Не давали ни чтения, ни курева. В лагере в Мангейме нам раздали томики маленького английского издания Нового Завета, – мне удалось сохранить его.
Решетка на левом верхнем углу окошка, выходившего во двор, была обломана; в отверстие, шириною в руку, был виден край крыши соседнего барака, стоявшего поперек к нашему. Я был счастлив и благодарен Творцу, когда там садились воробьи и я видел живые существа.
При приеме сюда, записывали наши личные данные. При этом сержант бросил мне прямо в лицо толстую книжку:
– Вы видели это? Фотографии из Дахау! Посмотрите-ка!
Сержант не поверил мне, что я не знал о страшных жестокостях, творившихся в немецких концлагерях. Он не верил мне так же, как и мы, немцы и русские, не могли поверить в измену свободе со стороны свободной Америки.
Охране было запрещено разговаривать с нами, и караульные ограничивались короткими указаниями. Только через звуки поддерживалась для меня связь с внешним миром. И удивительно обостряется слух: щелчок электрического выключателя, дребезжание посуды, отпирание и запирание дверей камер… вот в коридор въехала тележка с едой… она приближается… справа… ближе… еще ближе… моя дверь следующая… Дадут сегодня поесть? или опять пропустят?..
Однажды со мной случилось то же, что со старым Вейхсом. Когда меня привели от лагерного врача к моей камере, я не смог быстро сориентироваться в полутьме и не заметил открытой двери камеры. Пинком ноги солдат втолкнул меня в камеру. Я растянулся на полу. Когда я поднялся, мне казалось, что я не смогу и не должен пережить этого унижения. Я сел на край нар, вынул спрятанное мною лезвие безопасной бритвы, чтобы вскрыть себе вены. Тут взгляд мой упал на томик Нового Завета. Я открыл его наугад и прочел в Евангелии от Иоанна: «…без Меня не можете творить ничего».
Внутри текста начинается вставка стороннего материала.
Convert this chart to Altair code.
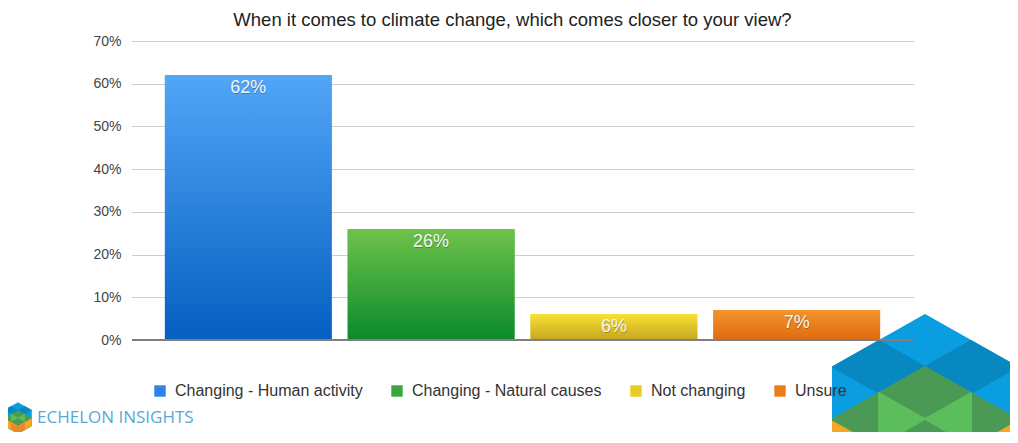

Да. Вы можете калечить мое тело, – я посмотрел на мои ободранные ноги, – но меня, мою честь, Божий лик во мне вы не можете затронуть. Тело – лишь оболочка, не я сам. Без Него, без Господа, моего Господа, вы не можете творить ничего.
Я почувствовал прилив душевных сил. Я сидел и прислушивался к совершающемуся во мне чуду душевного перелома. Вдруг повернулся тяжелый ключ в дверном замке. Вошел молоденький американский солдат. Приложив палец к губам, он прошептал: «Я видел всё. Вот вам печеная картошка». Он вынул несколько картофелин из кармана брюк и протянул мне. Затем быстро вышел и запер дверь.